There is a subtle point that most treatments skip: the CV score is an estimate of the expected performance of a model trained on a dataset of size (k-1)/k * n — not of a model trained on all n rows.

When you finalize and deploy, you train on all n rows. That model will generally outperform the CV models because it has seen more data. So the CV score is slightly pessimistic relative to your deployed model, particularly when n is small and the learning curve is still steep. This is a feature, not a bug — pessimism is the right direction for an evaluation procedure to err in.

The flip side: when someone reports a CV score on a 200-row dataset using 10-fold, each model trains on 180 rows. The deployed model trains on 200. If those 20 additional rows sit in a steep region of the learning curve, the deployed model may be meaningfully better. The CV score is still the best honest estimate you have, but it is an estimate of a subtly different quantity than the final model’s performance.

The habit worth building

The discipline of cross-validation is not primarily a statistical technique. It is a habit of intellectual honesty about what you know and what you are inferring.

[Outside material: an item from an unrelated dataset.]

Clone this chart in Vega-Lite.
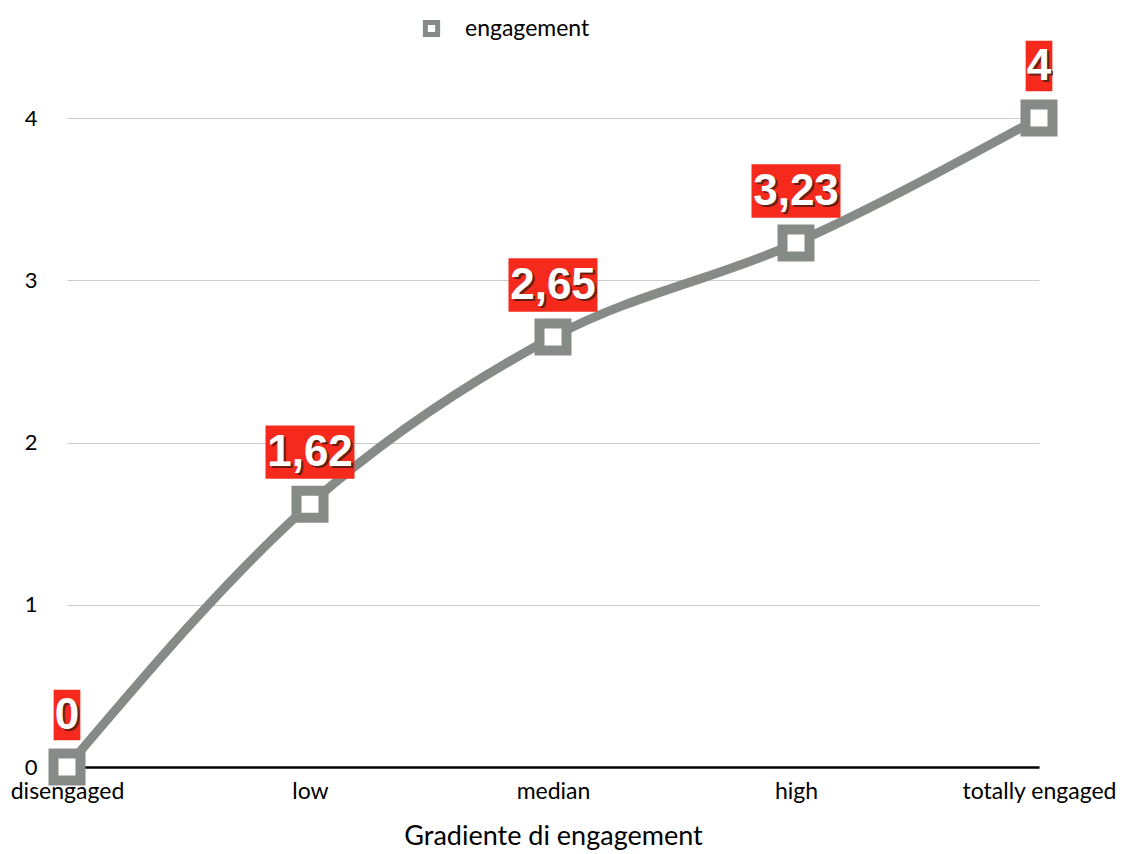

A single test score is a fact about one partition of one dataset. A CV score is an estimate with a standard error you can actually report. A nested CV score is an estimate that has not been contaminated by the choices you made. Each step narrows the gap between what your score says and what your deployed model will do.

The Kaggle story at the top is not unusual. It happens in industry too, more quietly — in notebooks where the test set was peeked at once, twice, a dozen times, until the reported number was something worth showing in a meeting. The number is real. The confidence it warrants is not.

Cross-validation does not prevent you from overfit; it prevents you from overfit to your evaluation procedure. That is a different thing, and in practice it matters more.